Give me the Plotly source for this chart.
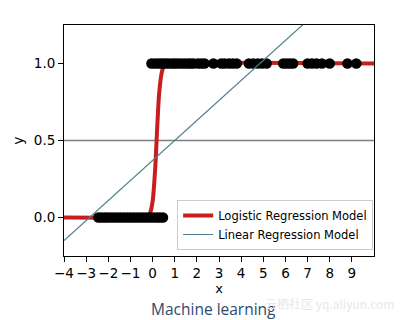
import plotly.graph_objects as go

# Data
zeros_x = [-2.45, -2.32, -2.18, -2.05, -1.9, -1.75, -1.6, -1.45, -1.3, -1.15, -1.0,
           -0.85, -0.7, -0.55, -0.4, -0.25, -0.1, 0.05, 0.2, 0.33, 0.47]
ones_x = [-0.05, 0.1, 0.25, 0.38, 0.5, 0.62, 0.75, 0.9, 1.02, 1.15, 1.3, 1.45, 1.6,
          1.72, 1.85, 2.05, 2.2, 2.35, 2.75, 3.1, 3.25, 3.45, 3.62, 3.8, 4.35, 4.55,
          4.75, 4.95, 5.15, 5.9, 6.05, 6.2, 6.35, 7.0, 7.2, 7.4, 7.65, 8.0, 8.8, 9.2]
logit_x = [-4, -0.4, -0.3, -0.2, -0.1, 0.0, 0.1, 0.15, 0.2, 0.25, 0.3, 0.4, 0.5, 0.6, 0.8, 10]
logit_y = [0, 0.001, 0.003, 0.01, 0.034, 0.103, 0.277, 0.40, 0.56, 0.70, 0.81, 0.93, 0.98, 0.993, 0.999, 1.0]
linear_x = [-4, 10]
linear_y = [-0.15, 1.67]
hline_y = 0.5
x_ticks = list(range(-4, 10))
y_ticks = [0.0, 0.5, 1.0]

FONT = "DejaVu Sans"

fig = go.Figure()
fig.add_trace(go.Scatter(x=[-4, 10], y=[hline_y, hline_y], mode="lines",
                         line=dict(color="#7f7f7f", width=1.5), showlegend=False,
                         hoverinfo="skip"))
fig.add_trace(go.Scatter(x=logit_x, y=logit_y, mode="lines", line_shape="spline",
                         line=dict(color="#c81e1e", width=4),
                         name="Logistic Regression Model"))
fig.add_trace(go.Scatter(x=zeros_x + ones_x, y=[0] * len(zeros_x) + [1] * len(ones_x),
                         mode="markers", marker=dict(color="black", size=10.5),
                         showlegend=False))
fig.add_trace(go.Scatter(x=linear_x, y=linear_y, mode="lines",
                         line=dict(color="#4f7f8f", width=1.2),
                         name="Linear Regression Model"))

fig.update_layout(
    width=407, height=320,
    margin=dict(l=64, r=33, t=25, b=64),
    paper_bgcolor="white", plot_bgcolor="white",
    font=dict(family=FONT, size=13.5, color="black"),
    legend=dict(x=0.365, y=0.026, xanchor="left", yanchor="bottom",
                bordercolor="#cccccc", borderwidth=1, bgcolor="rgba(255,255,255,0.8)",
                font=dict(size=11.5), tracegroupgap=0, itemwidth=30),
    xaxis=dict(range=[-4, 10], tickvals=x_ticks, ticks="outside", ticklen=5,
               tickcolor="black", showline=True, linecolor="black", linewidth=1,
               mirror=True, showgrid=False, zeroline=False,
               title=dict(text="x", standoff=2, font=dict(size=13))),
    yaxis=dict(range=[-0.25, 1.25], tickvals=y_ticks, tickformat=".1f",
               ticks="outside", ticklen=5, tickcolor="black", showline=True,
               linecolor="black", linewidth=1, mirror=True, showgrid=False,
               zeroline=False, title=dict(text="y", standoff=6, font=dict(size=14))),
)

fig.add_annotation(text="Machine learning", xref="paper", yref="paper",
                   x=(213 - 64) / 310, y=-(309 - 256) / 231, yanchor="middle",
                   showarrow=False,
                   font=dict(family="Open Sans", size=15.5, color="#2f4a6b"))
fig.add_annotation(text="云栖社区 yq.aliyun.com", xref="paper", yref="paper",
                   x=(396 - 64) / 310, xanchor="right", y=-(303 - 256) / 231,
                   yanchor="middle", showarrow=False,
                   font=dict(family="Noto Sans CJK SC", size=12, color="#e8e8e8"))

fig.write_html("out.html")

**PROBLEM STATEMENT:**
Reproduce each line exactly as it appears, omitting the pictures.

**WRITTEN REPLY:**
Give me the Plotly source for this chart.
import plotly.graph_objects as go

# Data
zeros_x = [-2.45, -2.32, -2.18, -2.05, -1.9, -1.75, -1.6, -1.45, -1.3, -1.15, -1.0,
           -0.85, -0.7, -0.55, -0.4, -0.25, -0.1, 0.05, 0.2, 0.33, 0.47]
ones_x = [-0.05, 0.1, 0.25, 0.38, 0.5, 0.62, 0.75, 0.9, 1.02, 1.15, 1.3, 1.45, 1.6,
          1.72, 1.85, 2.05, 2.2, 2.35, 2.75, 3.1, 3.25, 3.45, 3.62, 3.8, 4.35, 4.55,
          4.75, 4.95, 5.15, 5.9, 6.05, 6.2, 6.35, 7.0, 7.2, 7.4, 7.65, 8.0, 8.8, 9.2]
logit_x = [-4, -0.4, -0.3, -0.2, -0.1, 0.0, 0.1, 0.15, 0.2, 0.25, 0.3, 0.4, 0.5, 0.6, 0.8, 10]
logit_y = [0, 0.001, 0.003, 0.01, 0.034, 0.103, 0.277, 0.40, 0.56, 0.70, 0.81, 0.93, 0.98, 0.993, 0.999, 1.0]
linear_x = [-4, 10]
linear_y = [-0.15, 1.67]
hline_y = 0.5
x_ticks = list(range(-4, 10))
y_ticks = [0.0, 0.5, 1.0]

FONT = "DejaVu Sans"

fig = go.Figure()
fig.add_trace(go.Scatter(x=[-4, 10], y=[hline_y, hline_y], mode="lines",
                         line=dict(color="#7f7f7f", width=1.5), showlegend=False,
                         hoverinfo="skip"))
fig.add_trace(go.Scatter(x=logit_x, y=logit_y, mode="lines", line_shape="spline",
                         line=dict(color="#c81e1e", width=4),
                         name="Logistic Regression Model"))
fig.add_trace(go.Scatter(x=zeros_x + ones_x, y=[0] * len(zeros_x) + [1] * len(ones_x),
                         mode="markers", marker=dict(color="black", size=10.5),
                         showlegend=False))
fig.add_trace(go.Scatter(x=linear_x, y=linear_y, mode="lines",
                         line=dict(color="#4f7f8f", width=1.2),
                         name="Linear Regression Model"))

fig.update_layout(
    width=407, height=320,
    margin=dict(l=64, r=33, t=25, b=64),
    paper_bgcolor="white", plot_bgcolor="white",
    font=dict(family=FONT, size=13.5, color="black"),
    legend=dict(x=0.365, y=0.026, xanchor="left", yanchor="bottom",
                bordercolor="#cccccc", borderwidth=1, bgcolor="rgba(255,255,255,0.8)",
                font=dict(size=11.5), tracegroupgap=0, itemwidth=30),
    xaxis=dict(range=[-4, 10], tickvals=x_ticks, ticks="outside", ticklen=5,
               tickcolor="black", showline=True, linecolor="black", linewidth=1,
               mirror=True, showgrid=False, zeroline=False,
               title=dict(text="x", standoff=2, font=dict(size=13))),
    yaxis=dict(range=[-0.25, 1.25], tickvals=y_ticks, tickformat=".1f",
               ticks="outside", ticklen=5, tickcolor="black", showline=True,
               linecolor="black", linewidth=1, mirror=True, showgrid=False,
               zeroline=False, title=dict(text="y", standoff=6, font=dict(size=14))),
)

fig.add_annotation(text="Machine learning", xref="paper", yref="paper",
                   x=(213 - 64) / 310, y=-(309 - 256) / 231, yanchor="middle",
                   showarrow=False,
                   font=dict(family="Open Sans", size=15.5, color="#2f4a6b"))
fig.add_annotation(text="云栖社区 yq.aliyun.com", xref="paper", yref="paper",
                   x=(396 - 64) / 310, xanchor="right", y=-(303 - 256) / 231,
                   yanchor="middle", showarrow=False,
                   font=dict(family="Noto Sans CJK SC", size=12, color="#e8e8e8"))

fig.write_html("out.html")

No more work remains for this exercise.